◆ **Required task**:
Pull each line holding the word "this" from the data.

-- Stored records start --

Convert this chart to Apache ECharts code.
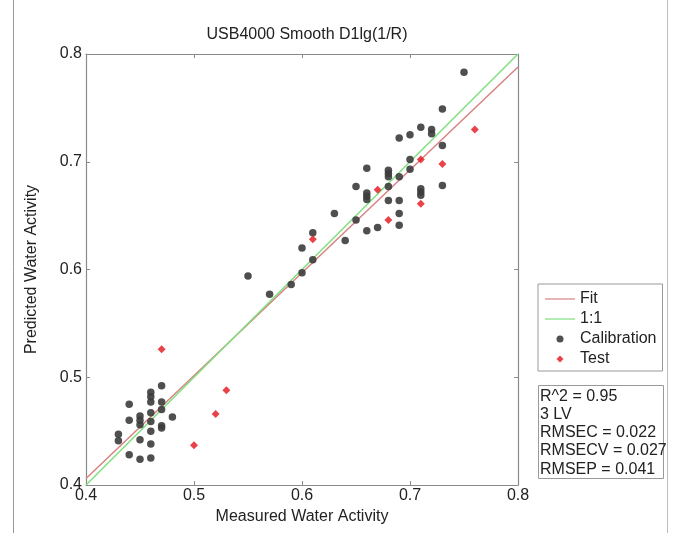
<!DOCTYPE html>
<html>
<head>
<meta charset="utf-8">
<script src="https://cdn.jsdelivr.net/npm/echarts@6/dist/echarts.min.js"></script>
<style>
  html, body { margin: 0; padding: 0; background: #fff; }
  #main { width: 680px; height: 533px; }
</style>
</head>
<body>
<div id="main"></div>
<script>
// measured / predicted pairs
const calibration = [
  [0.47, 0.492], [0.46, 0.486], [0.46, 0.482], [0.46, 0.477], [0.44, 0.475],
  [0.47, 0.477], [0.47, 0.470], [0.46, 0.467], [0.45, 0.464], [0.45, 0.460],
  [0.45, 0.456], [0.46, 0.459], [0.44, 0.460], [0.48, 0.463], [0.47, 0.455],
  [0.47, 0.453], [0.46, 0.450], [0.43, 0.447], [0.43, 0.441], [0.45, 0.442],
  [0.46, 0.438], [0.44, 0.428], [0.45, 0.424], [0.46, 0.425],
  [0.55, 0.594], [0.57, 0.577], [0.59, 0.586], [0.60, 0.597], [0.61, 0.609],
  [0.60, 0.620], [0.61, 0.634], [0.63, 0.652], [0.64, 0.627],
  [0.65, 0.677], [0.65, 0.646], [0.66, 0.694], [0.66, 0.671], [0.66, 0.668],
  [0.66, 0.665], [0.66, 0.636], [0.67, 0.639],
  [0.68, 0.692], [0.68, 0.689], [0.68, 0.686], [0.68, 0.677], [0.68, 0.664],
  [0.69, 0.686], [0.69, 0.664], [0.69, 0.652], [0.69, 0.641],
  [0.69, 0.722], [0.70, 0.725], [0.70, 0.702], [0.70, 0.693],
  [0.71, 0.732], [0.71, 0.675], [0.71, 0.672], [0.71, 0.669],
  [0.72, 0.730], [0.72, 0.726], [0.73, 0.749], [0.73, 0.715], [0.73, 0.678],
  [0.75, 0.783]
]
const test = [
  [0.47, 0.526], [0.50, 0.437], [0.52, 0.466], [0.53, 0.488],
  [0.61, 0.628], [0.67, 0.674], [0.68, 0.646], [0.71, 0.702],
  [0.71, 0.661], [0.73, 0.698], [0.76, 0.730]
]
const fitLine = [[0.4, 0.406], [0.8, 0.788]]
const oneToOne = [[0.4, 0.4], [0.8, 0.8]]
const statsLines = ['R^2 = 0.95', '3 LV', 'RMSEC = 0.022', 'RMSECV = 0.027', 'RMSEP = 0.041']

const font = 'Liberation Sans, Arial, sans-serif'
const axisGray = '#8a8a8a'
const lineIcon = 'path://M0,0L30,0L30,1.2L0,1.2Z'
const diamondIcon = 'path://M0,-1L1,0L0,1L-1,0Z'
const circleIcon = 'path://M1,0A1,1,0,1,1,-1,0A1,1,0,1,1,1,0Z'

let myChart = echarts.init(document.getElementById('main'))

let boxAxis = function (pos) {
  return {
    type: 'value',
    position: pos,
    min: 0.4,
    max: 0.8,
    interval: 0.1,
    axisLine: { show: true, onZero: false, lineStyle: { color: axisGray, width: 1.2 } },
    axisTick: { show: true, inside: true, length: 4, lineStyle: { color: axisGray } },
    axisLabel: { show: false },
    splitLine: { show: false }
  }
}

let options = {
  animation: false,
  backgroundColor: '#fff',
  textStyle: { fontFamily: font },
  title: {
    text: 'USB4000 Smooth D1lg(1/R)',
    left: 302,
    textAlign: 'center',
    top: 22,
    textStyle: { fontFamily: font, fontSize: 16, fontWeight: 'normal', color: '#222' }
  },
  grid: { left: 86, right: 162, top: 54, bottom: 48 },
  legend: {
    orient: 'vertical',
    left: 538,
    top: 284,
    padding: [7, 6, 4, 7],
    itemGap: 4,
    itemWidth: 30,
    itemHeight: 7,
    symbolKeepAspect: true,
    borderColor: '#999',
    borderWidth: 1,
    backgroundColor: '#fff',
    textStyle: { fontFamily: font, fontSize: 16, color: '#222' },
    data: [
      { name: 'Fit', icon: lineIcon },
      { name: '1:1', icon: lineIcon },
      { name: 'Calibration', icon: circleIcon },
      { name: 'Test', icon: diamondIcon }
    ]
  },
  xAxis: [
    {
      type: 'value',
      min: 0.4,
      max: 0.8,
      interval: 0.1,
      name: 'Measured Water Activity',
      nameLocation: 'middle',
      nameGap: 21,
      nameTextStyle: { fontFamily: font, fontSize: 16, color: '#222' },
      axisLine: { show: true, onZero: false, lineStyle: { color: axisGray, width: 1.2 } },
      axisTick: { show: true, inside: true, length: 4, lineStyle: { color: axisGray } },
      axisLabel: { margin: 3, fontFamily: font, fontSize: 16, color: '#222', formatter: v => v.toFixed(1) },
      splitLine: { show: false }
    },
    boxAxis('top')
  ],
  yAxis: [
    {
      type: 'value',
      min: 0.4,
      max: 0.8,
      interval: 0.1,
      name: 'Predicted Water Activity',
      nameLocation: 'middle',
      nameGap: 46,
      nameTextStyle: { fontFamily: font, fontSize: 16, color: '#222' },
      axisLine: { show: true, onZero: false, lineStyle: { color: axisGray, width: 1.2 } },
      axisTick: { show: true, inside: true, length: 4, lineStyle: { color: axisGray } },
      axisLabel: { margin: 4, fontFamily: font, fontSize: 16, color: '#222', formatter: v => v.toFixed(1) },
      splitLine: { show: false }
    },
    boxAxis('right')
  ],
  series: [
    {
      name: 'Fit',
      type: 'line',
      data: fitLine,
      symbol: 'none',
      color: '#d98282',
      lineStyle: { width: 1.5, color: '#d98282' },
      z: 3
    },
    {
      name: '1:1',
      type: 'line',
      data: oneToOne,
      symbol: 'none',
      color: '#7fe07f',
      lineStyle: { width: 1.5, color: '#7fe07f' },
      z: 3
    },
    {
      name: 'Calibration',
      type: 'scatter',
      data: calibration,
      symbol: 'circle',
      symbolSize: 7.5,
      itemStyle: { color: '#3c3c3c', opacity: 0.9 },
      z: 4
    },
    {
      name: 'Test',
      type: 'scatter',
      data: test,
      symbol: 'diamond',
      symbolSize: 8,
      itemStyle: { color: '#e3141b' },
      z: 5
    }
  ],
  graphic: [
    { type: 'line', shape: { x1: 13.5, y1: 0, x2: 13.5, y2: 533 }, style: { stroke: '#9a9a9a', lineWidth: 1 } },
    { type: 'line', shape: { x1: 667.5, y1: 0, x2: 667.5, y2: 533 }, style: { stroke: '#bdbdbd', lineWidth: 1 } },
    {
      type: 'rect',
      left: 538,
      top: 385,
      shape: { width: 125, height: 93 },
      style: { fill: '#fff', stroke: '#999', lineWidth: 1 }
    },
    {
      type: 'text',
      left: 540,
      top: 387,
      style: {
        text: statsLines.join('\n'),
        font: '16px ' + font,
        lineHeight: 18.3,
        fill: '#222'
      }
    }
  ]
}

myChart.setOption(options)
</script>
</body>
</html>
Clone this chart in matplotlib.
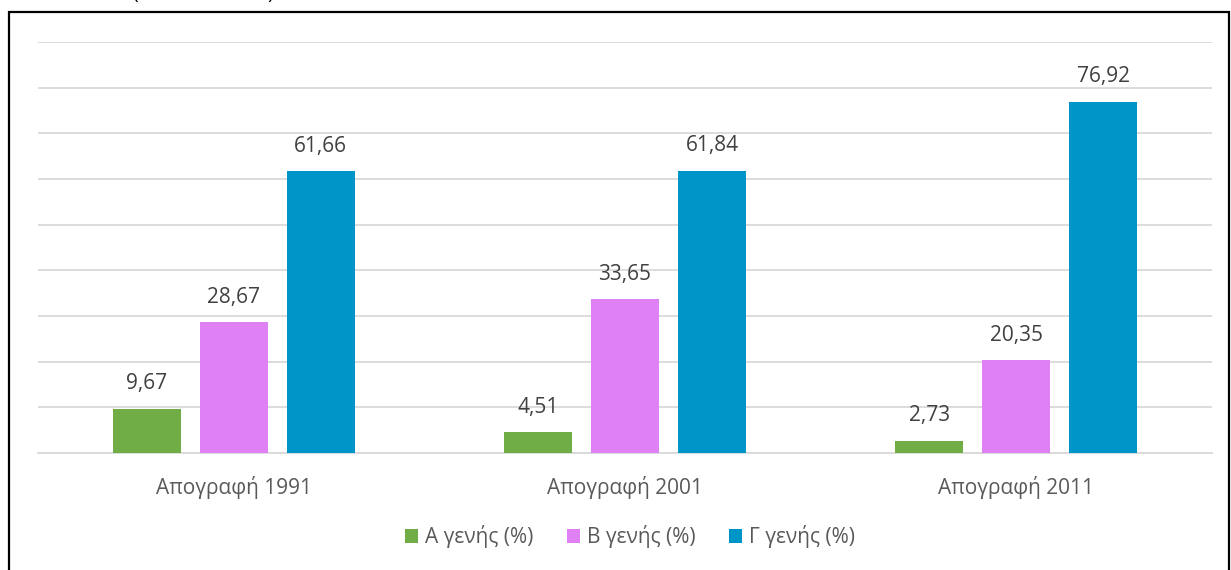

-- Stored records end --

◆ **Output below**:
Convert this chart to Apache ECharts code.
Clone this chart in matplotlib.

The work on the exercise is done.